The Irish have a saying about offering “a thousand welcomes” and I’ve certainly recalled that expression a thousand times over the past two years. So I’ll take this opportunity to say thank you to so many of the organizations who have welcomed me so kindly to this Chairmanship. Thank you for your advocacy and input on so many of the critical challenges and crises we face – but equally important, thank you for the many welcomes you’ve extended and which have helped make the past two years enjoyable, informative, enlightening and full of new experiences.
Senator O’Mara recently hosted a Pollinator Protection forum sponsored by Cornell University.

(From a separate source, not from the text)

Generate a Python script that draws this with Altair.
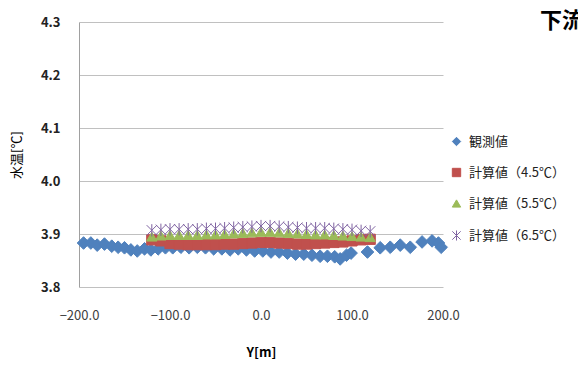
import altair as alt
import pandas as pd

# Observed water temperature across the section
obs_y = [-195, -187, -180, -172, -164, -157, -150, -143, -136, -128, -121, -113,
         -105, -97, -88, -79, -70, -61, -52, -43, -34, -25, -16, -7, 2, 11, 20,
         29, 38, 47, 56, 65, 73, 81, 87, 94, 99, 117, 131, 142, 153, 164, 177,
         188, 195, 198]
obs_t = [3.883, 3.883, 3.879, 3.881, 3.877, 3.875, 3.874, 3.870, 3.868, 3.872,
         3.870, 3.872, 3.874, 3.874, 3.875, 3.874, 3.875, 3.874, 3.872, 3.872,
         3.870, 3.872, 3.870, 3.868, 3.868, 3.866, 3.866, 3.864, 3.862, 3.862,
         3.860, 3.858, 3.858, 3.857, 3.853, 3.860, 3.864, 3.866, 3.874, 3.875,
         3.879, 3.875, 3.885, 3.887, 3.883, 3.875]

# Computed profiles for three boundary temperatures
calc_y = [-120, -110, -100, -90, -80, -70, -60, -50, -40, -30, -20, -10, 0,
          10, 20, 30, 40, 50, 60, 70, 80, 90, 100, 110, 120]
calc_45 = [3.889, 3.887, 3.882, 3.881, 3.880, 3.880, 3.880, 3.880, 3.881, 3.881,
           3.882, 3.883, 3.884, 3.884, 3.883, 3.882, 3.881, 3.881, 3.882, 3.883,
           3.884, 3.885, 3.887, 3.889, 3.890]
calc_55 = [3.895, 3.897, 3.898, 3.898, 3.898, 3.898, 3.899, 3.899, 3.900, 3.901,
           3.902, 3.903, 3.904, 3.904, 3.903, 3.902, 3.901, 3.900, 3.899, 3.899,
           3.898, 3.897, 3.896, 3.895, 3.894]
calc_65 = [3.907, 3.908, 3.909, 3.909, 3.909, 3.909, 3.910, 3.910, 3.911, 3.912,
           3.913, 3.914, 3.915, 3.915, 3.914, 3.913, 3.912, 3.911, 3.911, 3.911,
           3.910, 3.909, 3.908, 3.906, 3.905]

series = ["観測値", "計算値（4.5℃）", "計算値（5.5℃）", "計算値（6.5℃）"]
fills = ["#4f81bd", "#c0504d", "#9bbb59", "transparent"]
strokes = ["#4f81bd", "#c0504d", "#9bbb59", "#8064a2"]
asterisk = "M-1,-1L1,1M-1,1L1,-1M0,-1.2L0,1.2"
shapes = ["diamond", "square", "triangle-up", asterisk]

obs = pd.DataFrame({"y": obs_y, "t": obs_t, "s": series[0]})
calc = pd.concat([
    pd.DataFrame({"y": calc_y, "t": calc_45, "s": series[1]}),
    pd.DataFrame({"y": calc_y, "t": calc_55, "s": series[2]}),
    pd.DataFrame({"y": calc_y, "t": calc_65, "s": series[3]}),
])

FONT = "Noto Sans CJK JP"

x_enc = alt.X(
    "y:Q",
    scale=alt.Scale(domain=[-200, 200], nice=False),
    axis=alt.Axis(values=[-200, -100, 0, 100, 200], format=".1f", title="Y[m]",
                  grid=False, domain=False, ticks=False, labelFlush=False,
                  labelFontSize=13, labelColor="#404040", labelFont=FONT,
                  labelPadding=22, titleFont=FONT, titleFontSize=13,
                  titleFontWeight="bold", titleColor="#000000", titlePadding=24),
)
y_enc = alt.Y(
    "t:Q",
    scale=alt.Scale(domain=[3.8, 4.3], nice=False, zero=False),
    axis=alt.Axis(values=[3.8, 3.9, 4.0, 4.1, 4.2, 4.3], format=".1f",
                  title="水温[℃]", grid=True, gridColor="#c0c0c0",
                  domain=True, domainColor="#a0a0a0", ticks=False,
                  labelFlush=False, labelFontSize=13, labelFontWeight="bold",
                  labelColor="#222222", labelFont=FONT, labelPadding=19,
                  titleFont=FONT, titleFontSize=13, titleFontWeight="normal",
                  titleColor="#000000", titlePadding=17),
)
fill_enc = alt.Fill("s:N", scale=alt.Scale(domain=series, range=fills),
                    legend=alt.Legend(title=None))
stroke_enc = alt.Stroke("s:N", scale=alt.Scale(domain=series, range=strokes),
                        legend=alt.Legend(title=None))
shape_enc = alt.Shape("s:N", scale=alt.Scale(domain=series, range=shapes),
                      legend=alt.Legend(title=None))

obs_layer = alt.Chart(obs).mark_point(
    filled=False, size=160, strokeWidth=1, opacity=1
).encode(x=x_enc, y=y_enc, fill=fill_enc, stroke=stroke_enc, shape=shape_enc)

calc_layer = alt.Chart(calc).mark_point(
    filled=False, size=105, strokeWidth=1, opacity=1
).encode(x=x_enc, y=y_enc, fill=fill_enc, stroke=stroke_enc, shape=shape_enc)

title_layer = alt.Chart(pd.DataFrame({"label": ["下流端"]})).mark_text(
    align="left", baseline="middle", fontSize=22, fontWeight="bold",
    font=FONT, color="#000000"
).encode(x=alt.value(461), y=alt.value(-1), text="label:N")

chart = alt.layer(obs_layer, calc_layer, title_layer).properties(
    width=364, height=265,
    autosize=alt.AutoSizeParams(type="none"),
    padding={"left": 79, "top": 22, "right": 135, "bottom": 78},
).configure_view(stroke=None).configure_legend(
    orient="none", legendX=371, legendY=113, padding=0,
    labelFont=FONT, labelFontSize=13, labelColor="#222222",
    symbolSize=70, rowPadding=17, labelOffset=6, symbolStrokeWidth=1,
)

chart.save("out.html", embed_options={"renderer": "svg", "actions": False})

At the Annual Meeting of the Finger Lakes Land Trust at Brook Farm of Skaneateles, I learned how Louise Robinson and her daughters carry on an incredible family legacy and commitment to the protection and preservation of special corner of the Finger Lakes Region.
The Nature Conservancy provided a spectacular welcome to Boreas Ponds in the Adirondacks.
At the 21st Western Regional Conference of the New York State Federation of Lake Associations in Western New York, an organization representing more than 200 lake associations across the state of New York, I received a valuable reminder that in addition to our grand and well-known lakes, like the Finger Lakes, we’re a state of spectacular but lesser-known and smaller lakes. It was an opportunity to engage yet another of our great conservation challenges, invasive species, and while we’ve achieved some important progress, both in terms of new laws and new funding, many more actions are needed.
And of course I’m constantly reminded as I travel throughout the 58th Senate District of the importance of our outdoor recreational economy, whether it’s the fields and forests of Steuben County, one of New York’s premiere hunting destinations, or the Bath Fish Hatchery which stocks an abundance of our rivers, streams and lakes, or a visit to Watkins Glen State Park or any one of the number of spectacular network of parks and trails dotting the landscape of home.
So it truly has been a thousand welcomes, and it has certainly enhanced my already deep appreciation and amazement at all that our state and region have to offer, and my understanding of the critical work facing all of us.
“I truly believe that we all share a critical piece of common ground, and it’s a common ground that’s a vital starting point for our future success,” Senator O’Mara has said in reflecting on his role as Chairman of the Environmental Conservation Committee. “President Theodore Roosevelt expressed it as ‘the great central task of leaving this land even a better land for our descendants than it is for us.’ We will have differences and face controversies. But we have a responsibility to stewardship and conservation. We have a responsibility to do our best to address the challenges, to work through them, and consider and negotiate them in a balanced, deliberate, fair, serious and sensible way. I hope and I believe we will.”
What we’ve accomplished over the past two years has been important and meaningful in many ways, but it’s only the beginning and I’ll be fighting to keep building on these foundations.